Ford, General Motors, and Stellantis are reallocating resources from electric vehicle production to battery energy storage solutions. This pivot aligns with federal tax incentives, data center energy needs driven by AI growth, and promises improved profitability in contrast to slim EV margins.
- Battery energy storage offers higher margins than current EV programs.
- AI growth increases data center energy demand, supporting BESS adoption.
- Federal incentives favor commercial storage over EV-specific credits.
Infrastructure signal
US automakers like Ford and General Motors are converting EV battery production lines into facilities focused on manufacturing battery energy storage systems. Ford’s new subsidiary, Ford Energy, aims to supply utility and industrial customers with these systems by late 2027, using repurposed infrastructure. This shift capitalizes on federal tax credits favoring commercial storage projects rather than electric vehicle sales.

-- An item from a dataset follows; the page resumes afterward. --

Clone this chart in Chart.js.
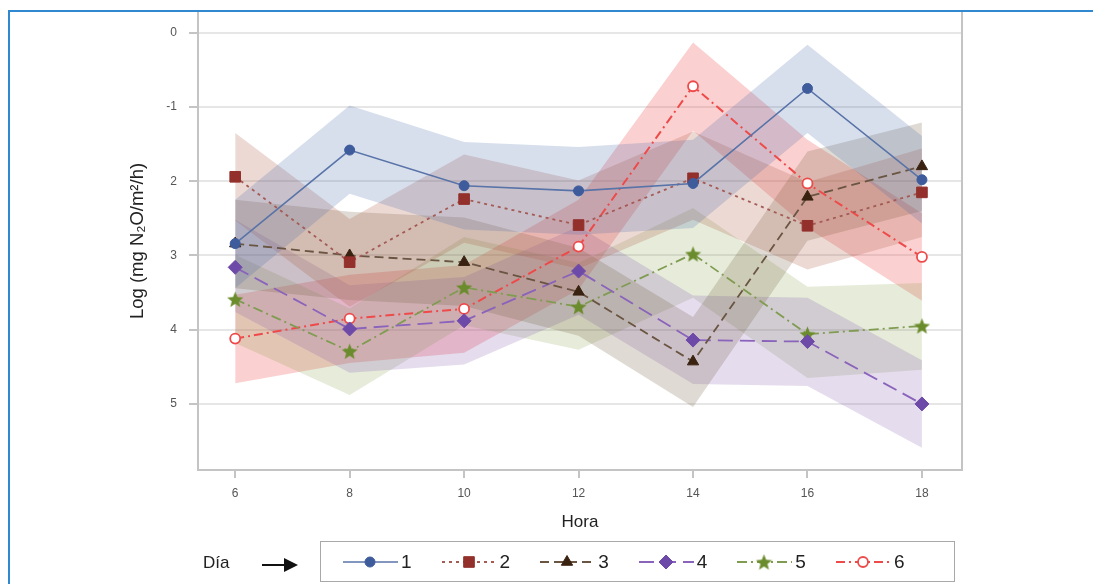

Several automakers are also leveraging partnerships with established battery manufacturers such as CATL and LG Energy Solution to enhance their energy storage production capabilities. Overall, BloombergNEF counts 11 battery cell plants transitioning to storage production, eight of which are in the US, signaling a broader industry infrastructure transformation to support growing demand for grid and data center battery solutions.
Developer impact
For developers managing cloud and data center resources, the pivot to battery energy storage means increasing availability of more stable, on-site power backup solutions, which can help mitigate the risk of outages and performance degradation during high AI workload periods. Battery systems can smooth energy fluctuations and reduce dependency on volatile grid power, improving reliability for computationally intensive tasks.
This evolution also encourages a shift in deployment strategy with an increased focus on integrating energy storage APIs and monitoring tools into operational workflows. Developers and site reliability engineers will need enhanced observability around power usage, battery health, and energy dispatch algorithms to optimize workloads and balance energy consumption costs, ties increasingly into platform-level decision-making.
What teams should watch
Infrastructure and platform teams must closely monitor ongoing federal regulations and tax incentives that increasingly favor battery energy storage projects over EV-specific subsidies. This policy environment drives new investment and technology priorities, including localization requirements for battery material sourcing, which can affect supply chain and vendor selections.
Operations teams supporting AI data centers should prepare for increased collaboration with battery storage providers to support growing power demands and cooling needs. Ensuring integration compatibility between battery storage management systems and existing data center infrastructure will be critical to maintain uptime and manage energy costs amid surging AI workloads.